Federal Reserve Chair Jerome Powell stated on Friday that he is not in a rush to reduce interest rates. “We don’t need to be in a hurry to cut,” Powell said during an event.
Recent inflation data, which was released earlier, is “pretty much in line with our expectations,” he noted. However, Powell emphasized that interest rates will not be lowered until officials are confident that inflation is moving towards their 2% target.
“It’s encouraging to see data aligning with expectations,” he mentioned, pointing out that the latest figures do not match up to what policymakers observed last year.
Government data released on Friday revealed that the Fed’s preferred measure of underlying inflation decreased last month following a larger increase in January. The core personal consumption expenditures price index, excluding volatile food and energy costs, rose by 0.3% in February after a 0.5% increase in the previous month, marking its largest consecutive rise in a year.

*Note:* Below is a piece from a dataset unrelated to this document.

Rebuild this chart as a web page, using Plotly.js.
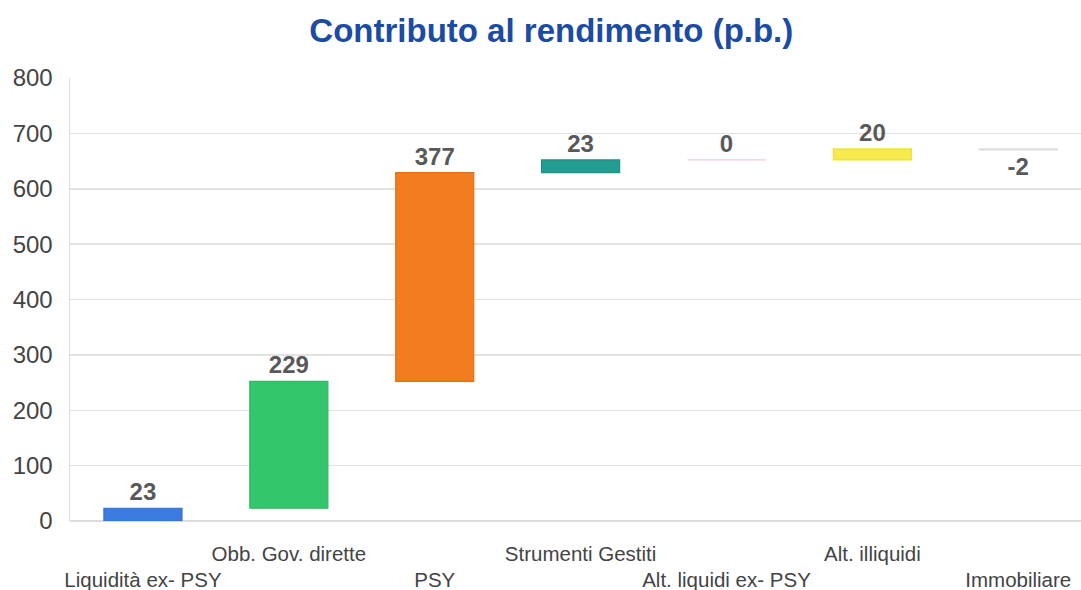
<!DOCTYPE html>
<html>
<head>
<meta charset="utf-8">
<script src="https://cdn.plot.ly/plotly-3.0.1.min.js"></script>
<style>html,body{margin:0;padding:0;background:#fff;}#chart{width:1081px;height:590px;}</style>
</head>
<body>
<div id="chart"></div>
<script>
const categories = ["Liquidità ex- PSY", "Obb. Gov. dirette", "PSY", "Strumenti Gestiti", "Alt. liquidi ex- PSY", "Alt. illiquidi", "Immobiliare"];
const contributions = [23, 229, 377, 23, 0, 20, -2];
const barColors = ["#3b7be0", "#34c66c", "#f47c20", "#239d8f", "#f9c8d0", "#f6ea4c", "#dcdce0"];
const borderColors = ["#3070d0", "#2fb863", "#e0701a", "#1f9083", "#f9c8d0", "#ece040", "#dcdce0"];
const yTicks = [0, 100, 200, 300, 400, 500, 600, 700, 800];

// waterfall bases: running total of previous contributions
const bases = [];
let running = 0;
contributions.forEach(v => { bases.push(running); running += v; });

const xIdx = categories.map((c, i) => i);
const tickText = categories.map((c, i) => i % 2 === 0 ? '&nbsp;<br>' + c : c + '<br>&nbsp;');

const trace = {
  type: 'bar',
  x: xIdx,
  y: contributions,
  base: bases,
  width: 0.535,
  marker: {
    color: barColors,
    line: { color: borderColors, width: 1.2 }
  },
  text: contributions.map(v => String(v)),
  textposition: 'outside',
  constraintext: 'none',
  cliponaxis: false,
  textfont: { family: 'Liberation Sans, Arial, sans-serif', size: 24, color: '#595959', weight: 'bold' },
  hoverinfo: 'skip'
};

const layout = {
  width: 1081,
  height: 590,
  margin: { l: 70, r: 0, t: 78, b: 69 },
  paper_bgcolor: '#ffffff',
  plot_bgcolor: '#ffffff',
  showlegend: false,
  font: { family: 'Liberation Sans, Arial, sans-serif', color: '#444444' },
  title: {
    text: '<b>Contributo al rendimento (p.b.)</b>',
    font: { family: 'Liberation Sans, Arial, sans-serif', size: 33, color: '#1c4ba3' },
    x: 0.51, xanchor: 'center', xref: 'container',
    y: 1 - 30 / 590, yanchor: 'middle', yref: 'container'
  },
  xaxis: {
    range: [-0.5, 6.43],
    tickmode: 'array',
    tickvals: xIdx,
    ticktext: tickText,
    tickangle: 0,
    showgrid: false,
    zeroline: false,
    showline: false,
    ticks: '',
    ticklabelstandoff: 18,
    tickfont: { size: 20.5, color: '#444444' }
  },
  yaxis: {
    range: [0, 800],
    tickmode: 'array',
    tickvals: yTicks,
    ticktext: yTicks.map(String),
    showgrid: true,
    gridcolor: '#e2e2e2',
    gridwidth: 1.5,
    zeroline: true,
    zerolinecolor: '#dcdcdc',
    zerolinewidth: 1.5,
    showline: true,
    linecolor: '#dcdcdc',
    linewidth: 1.5,
    ticks: '',
    ticklabelstandoff: 11,
    tickfont: { size: 24, color: '#444444' }
  }
};

Plotly.newPlot('chart', [trace], layout, { displayModeBar: false, staticPlot: true });
</script>
</body>
</html>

Powell stated that officials anticipate inflation to continue declining in a “sometimes bumpy path,” echoing comments made after the Fed’s recent policy meeting earlier this month.
During that meeting, Fed officials maintained short-term interest rates at a more than two-decade high, with a slight majority forecasting three rate cuts for 2024.
Although Powell indicated that it might be appropriate to adjust policy “at some point this year,” he and other policymakers emphasized that they are not in a rush given the strong state of the economy and signs of ongoing price pressures.
Despite high interest rates, the US economy has shown resilience. In February, inflation-adjusted consumer spending surpassed all economists’ projections, and employers continued to hire workers at a strong pace. Data released earlier this week indicated that economic growth in the fourth quarter was stronger than initially estimated.